EXERCISE: Do not include the pictures; repeat the rest of the data exactly.

--- begin ---

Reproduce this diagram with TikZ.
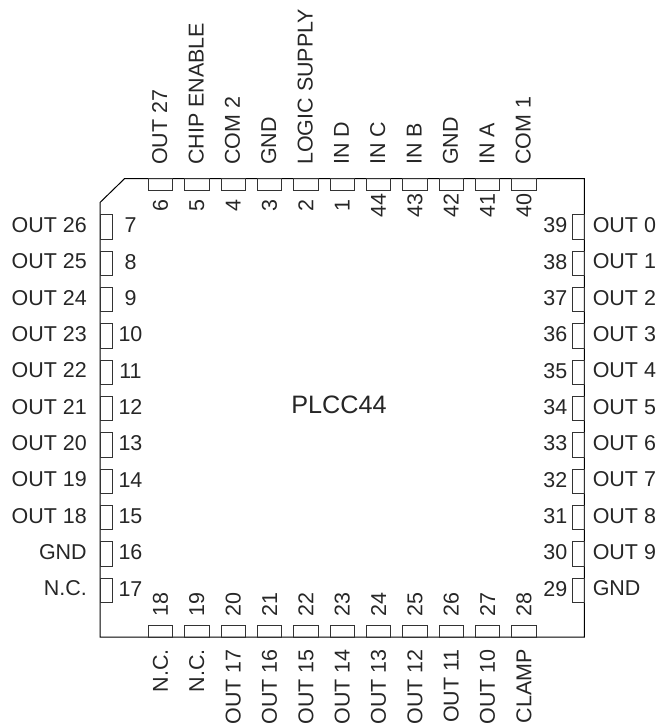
\documentclass[tikz,border=0pt]{standalone}
\usepackage{fontspec}
\setmainfont{Liberation Sans}
\begin{document}
\begin{tikzpicture}[x=0.75pt,y=-0.75pt,
                    pin/.style = {shape = rectangle,
                                  draw = black!80,
                                  line width = 0.6pt,
                                  inner sep = 0pt,
                                  outer sep = 0pt},
                    hpin/.style = {pin, minimum width = 9pt, minimum height = 18.3pt},
                    vpin/.style = {pin, minimum width = 18.3pt, minimum height = 9pt},
                    mtext/.style = {inner sep = 0pt,
                                    text = black!85,
                                    font = \fontsize{16.1}{18}\selectfont}]
	\useasboundingbox (0,0) rectangle (659,724);
	\draw[line width = 0.75pt] (124.5,178.7) -- (584.3,178.7) -- (584.3,637) -- (100,637) -- (100,202.5) -- cycle;
	% top
	\foreach \n/\t [count=\i from 0] in {6/OUT 27,5/CHIP ENABLE,4/COM 2,3/GND,2/LOGIC SUPPLY,1/IN D,44/IN C,43/IN B,42/GND,41/IN A,40/COM 1} {
		\node[vpin] (pin\n) at ({160.5+36.34*\i},184.6) {};
		\node[mtext, rotate=90] (num\n) at ({160.5+36.34*\i},205.5) {\n};
		\node[mtext, rotate=90, anchor=west] (sig\n) at ({159.8+36.34*\i},165) {\t};
	}
	% left
	\foreach \n/\t [count=\i from 0] in {7/OUT 26,8/OUT 25,9/OUT 24,10/OUT 23,11/OUT 22,12/OUT 21,13/OUT 20,14/OUT 19,15/OUT 18,16/GND,17/N.C.} {
		\node[hpin] (pin\n) at (106,{226.8+36.34*\i}) {};
		\node[mtext] (num\n) at (130.5,{225.3+36.34*\i}) {\n};
		\node[mtext, anchor=east] (sig\n) at (87,{225+36.34*\i}) {\t};
	}
	% bottom
	\foreach \n/\t [count=\i from 0] in {18/N.C.,19/N.C.,20/OUT 17,21/OUT 16,22/OUT 15,23/OUT 14,24/OUT 13,25/OUT 12,26/OUT 11,27/OUT 10,28/CLAMP} {
		\node[vpin] (pin\n) at ({160.5+36.34*\i},631) {};
		\node[mtext, rotate=90] (num\n) at ({160.5+36.34*\i},604.5) {\n};
		\node[mtext, rotate=90, anchor=east] (sig\n) at ({160.5+36.34*\i},649) {\t};
	}
	% right
	\foreach \n/\t [count=\i from 0] in {39/OUT 0,38/OUT 1,37/OUT 2,36/OUT 3,35/OUT 4,34/OUT 5,33/OUT 6,32/OUT 7,31/OUT 8,30/OUT 9,29/GND} {
		\node[hpin] (pin\n) at (578.3,{226.8+36.34*\i}) {};
		\node[mtext] (num\n) at (555.3,{225.3+36.34*\i}) {\n};
		\node[mtext, anchor=west] (sig\n) at (592.5,{225+36.34*\i}) {\t};
	}
	\node[mtext, font=\fontsize{18.9}{22}\selectfont] (chip) at (339,405) {PLCC44};
\end{tikzpicture}
\end{document}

--- end ---

REPLY TO THE EXERCISE:
Reproduce this diagram with TikZ.
\documentclass[tikz,border=0pt]{standalone}
\usepackage{fontspec}
\setmainfont{Liberation Sans}
\begin{document}
\begin{tikzpicture}[x=0.75pt,y=-0.75pt,
                    pin/.style = {shape = rectangle,
                                  draw = black!80,
                                  line width = 0.6pt,
                                  inner sep = 0pt,
                                  outer sep = 0pt},
                    hpin/.style = {pin, minimum width = 9pt, minimum height = 18.3pt},
                    vpin/.style = {pin, minimum width = 18.3pt, minimum height = 9pt},
                    mtext/.style = {inner sep = 0pt,
                                    text = black!85,
                                    font = \fontsize{16.1}{18}\selectfont}]
	\useasboundingbox (0,0) rectangle (659,724);
	\draw[line width = 0.75pt] (124.5,178.7) -- (584.3,178.7) -- (584.3,637) -- (100,637) -- (100,202.5) -- cycle;
	% top
	\foreach \n/\t [count=\i from 0] in {6/OUT 27,5/CHIP ENABLE,4/COM 2,3/GND,2/LOGIC SUPPLY,1/IN D,44/IN C,43/IN B,42/GND,41/IN A,40/COM 1} {
		\node[vpin] (pin\n) at ({160.5+36.34*\i},184.6) {};
		\node[mtext, rotate=90] (num\n) at ({160.5+36.34*\i},205.5) {\n};
		\node[mtext, rotate=90, anchor=west] (sig\n) at ({159.8+36.34*\i},165) {\t};
	}
	% left
	\foreach \n/\t [count=\i from 0] in {7/OUT 26,8/OUT 25,9/OUT 24,10/OUT 23,11/OUT 22,12/OUT 21,13/OUT 20,14/OUT 19,15/OUT 18,16/GND,17/N.C.} {
		\node[hpin] (pin\n) at (106,{226.8+36.34*\i}) {};
		\node[mtext] (num\n) at (130.5,{225.3+36.34*\i}) {\n};
		\node[mtext, anchor=east] (sig\n) at (87,{225+36.34*\i}) {\t};
	}
	% bottom
	\foreach \n/\t [count=\i from 0] in {18/N.C.,19/N.C.,20/OUT 17,21/OUT 16,22/OUT 15,23/OUT 14,24/OUT 13,25/OUT 12,26/OUT 11,27/OUT 10,28/CLAMP} {
		\node[vpin] (pin\n) at ({160.5+36.34*\i},631) {};
		\node[mtext, rotate=90] (num\n) at ({160.5+36.34*\i},604.5) {\n};
		\node[mtext, rotate=90, anchor=east] (sig\n) at ({160.5+36.34*\i},649) {\t};
	}
	% right
	\foreach \n/\t [count=\i from 0] in {39/OUT 0,38/OUT 1,37/OUT 2,36/OUT 3,35/OUT 4,34/OUT 5,33/OUT 6,32/OUT 7,31/OUT 8,30/OUT 9,29/GND} {
		\node[hpin] (pin\n) at (578.3,{226.8+36.34*\i}) {};
		\node[mtext] (num\n) at (555.3,{225.3+36.34*\i}) {\n};
		\node[mtext, anchor=west] (sig\n) at (592.5,{225+36.34*\i}) {\t};
	}
	\node[mtext, font=\fontsize{18.9}{22}\selectfont] (chip) at (339,405) {PLCC44};
\end{tikzpicture}
\end{document}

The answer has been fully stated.